DATA EXTRACT:
----------------

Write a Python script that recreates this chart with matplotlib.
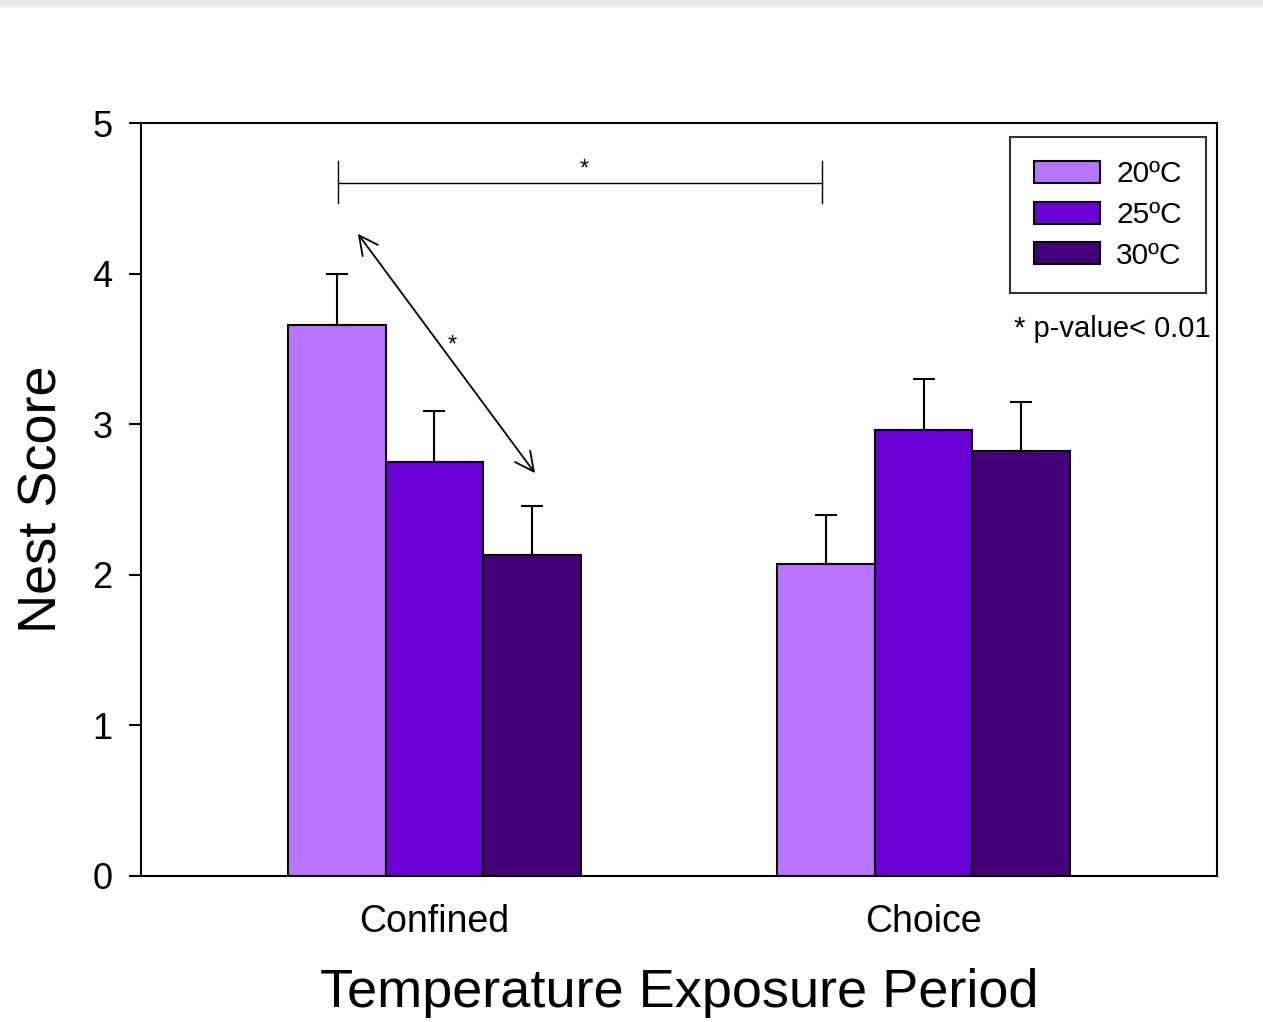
import numpy as np
import matplotlib.pyplot as plt
from matplotlib.patches import Rectangle

plt.rcParams["font.family"] = ["Liberation Sans", "DejaVu Sans"]

# Data
periods = ["Confined", "Choice"]
temps = ["20ºC", "25ºC", "30ºC"]
means = {
    "20ºC": [3.66, 2.07],
    "25ºC": [2.75, 2.96],
    "30ºC": [2.13, 2.82],
}
errors = {
    "20ºC": [0.34, 0.33],
    "25ºC": [0.34, 0.34],
    "30ºC": [0.33, 0.33],
}
colors = ["#B875FF", "#6A00D6", "#430078"]

fig = plt.figure(figsize=(12.63, 10.22), dpi=100)
ax = fig.add_axes([0.1116, 0.1429, 0.852, 0.7367])

# thin grey band at the very top (screenshot edge)
fig.patches.append(Rectangle((0, 0.994), 1, 0.006, transform=fig.transFigure,
                             color="#ebebeb", zorder=0))

x = np.arange(len(periods))
width = 0.2
for i, t in enumerate(temps):
    pos = x + (i - 1) * width
    ax.bar(pos, means[t], width, color=colors[i], edgecolor="black",
           linewidth=1.5, label=t, zorder=2)
    ax.errorbar(pos, means[t], yerr=[np.zeros(len(periods)), errors[t]],
                fmt="none", ecolor="black", elinewidth=1.5, capsize=8,
                capthick=1.5, zorder=3)

# significance bracket between groups
ax.plot([-0.198, 0.793], [4.60, 4.60], color="black", lw=1)
ax.plot([-0.198, -0.198], [4.47, 4.75], color="black", lw=1)
ax.plot([0.793, 0.793], [4.47, 4.75], color="black", lw=1)
ax.text(0.307, 4.62, "*", ha="center", va="bottom", fontsize=17)

# double arrow inside the Confined group
ax.annotate("", xy=(-0.16, 4.28), xytext=(0.209, 2.66),
            arrowprops=dict(arrowstyle="<->", color="black", lw=1.3,
                            mutation_scale=34))
ax.text(0.037, 3.45, "*", ha="center", va="bottom", fontsize=17)

ax.set_xlim(-0.6, 1.6)
ax.set_ylim(0, 5)
ax.set_xticks(x)
ax.set_xticklabels(periods)
ax.set_yticks(range(6))
ax.tick_params(axis="x", length=0, pad=20, labelsize=27)
ax.tick_params(axis="y", direction="out", length=8.5, width=1.5, pad=12, labelsize=26)
for s in ax.spines.values():
    s.set_linewidth(1.5)

ax.set_xlabel("Temperature Exposure Period", fontsize=39, labelpad=20)
ax.set_ylabel("Nest Score", fontsize=39, labelpad=18)

leg = ax.legend(loc="upper right", bbox_to_anchor=(0.9895, 0.982), fontsize=21.5,
                frameon=True, fancybox=False, edgecolor="black",
                handlelength=2.2, handleheight=0.75, borderpad=0.8,
                labelspacing=0.42, handletextpad=0.55, borderaxespad=0)
leg.get_frame().set_linewidth(1.5)

ax.text(0.9935, 0.726, "* p-value< 0.01", transform=ax.transAxes,
        ha="right", va="center", fontsize=21)

fig.savefig("out.png", dpi=100)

----------------

Omit the pictures, then repeat exactly each line from the beginning of the listing through the line with "s.set_linewidth(1.5)".

Write a Python script that recreates this chart with matplotlib.
import numpy as np
import matplotlib.pyplot as plt
from matplotlib.patches import Rectangle

plt.rcParams["font.family"] = ["Liberation Sans", "DejaVu Sans"]

# Data
periods = ["Confined", "Choice"]
temps = ["20ºC", "25ºC", "30ºC"]
means = {
    "20ºC": [3.66, 2.07],
    "25ºC": [2.75, 2.96],
    "30ºC": [2.13, 2.82],
}
errors = {
    "20ºC": [0.34, 0.33],
    "25ºC": [0.34, 0.34],
    "30ºC": [0.33, 0.33],
}
colors = ["#B875FF", "#6A00D6", "#430078"]

fig = plt.figure(figsize=(12.63, 10.22), dpi=100)
ax = fig.add_axes([0.1116, 0.1429, 0.852, 0.7367])

# thin grey band at the very top (screenshot edge)
fig.patches.append(Rectangle((0, 0.994), 1, 0.006, transform=fig.transFigure,
                             color="#ebebeb", zorder=0))

x = np.arange(len(periods))
width = 0.2
for i, t in enumerate(temps):
    pos = x + (i - 1) * width
    ax.bar(pos, means[t], width, color=colors[i], edgecolor="black",
           linewidth=1.5, label=t, zorder=2)
    ax.errorbar(pos, means[t], yerr=[np.zeros(len(periods)), errors[t]],
                fmt="none", ecolor="black", elinewidth=1.5, capsize=8,
                capthick=1.5, zorder=3)

# significance bracket between groups
ax.plot([-0.198, 0.793], [4.60, 4.60], color="black", lw=1)
ax.plot([-0.198, -0.198], [4.47, 4.75], color="black", lw=1)
ax.plot([0.793, 0.793], [4.47, 4.75], color="black", lw=1)
ax.text(0.307, 4.62, "*", ha="center", va="bottom", fontsize=17)

# double arrow inside the Confined group
ax.annotate("", xy=(-0.16, 4.28), xytext=(0.209, 2.66),
            arrowprops=dict(arrowstyle="<->", color="black", lw=1.3,
                            mutation_scale=34))
ax.text(0.037, 3.45, "*", ha="center", va="bottom", fontsize=17)

ax.set_xlim(-0.6, 1.6)
ax.set_ylim(0, 5)
ax.set_xticks(x)
ax.set_xticklabels(periods)
ax.set_yticks(range(6))
ax.tick_params(axis="x", length=0, pad=20, labelsize=27)
ax.tick_params(axis="y", direction="out", length=8.5, width=1.5, pad=12, labelsize=26)
for s in ax.spines.values():
    s.set_linewidth(1.5)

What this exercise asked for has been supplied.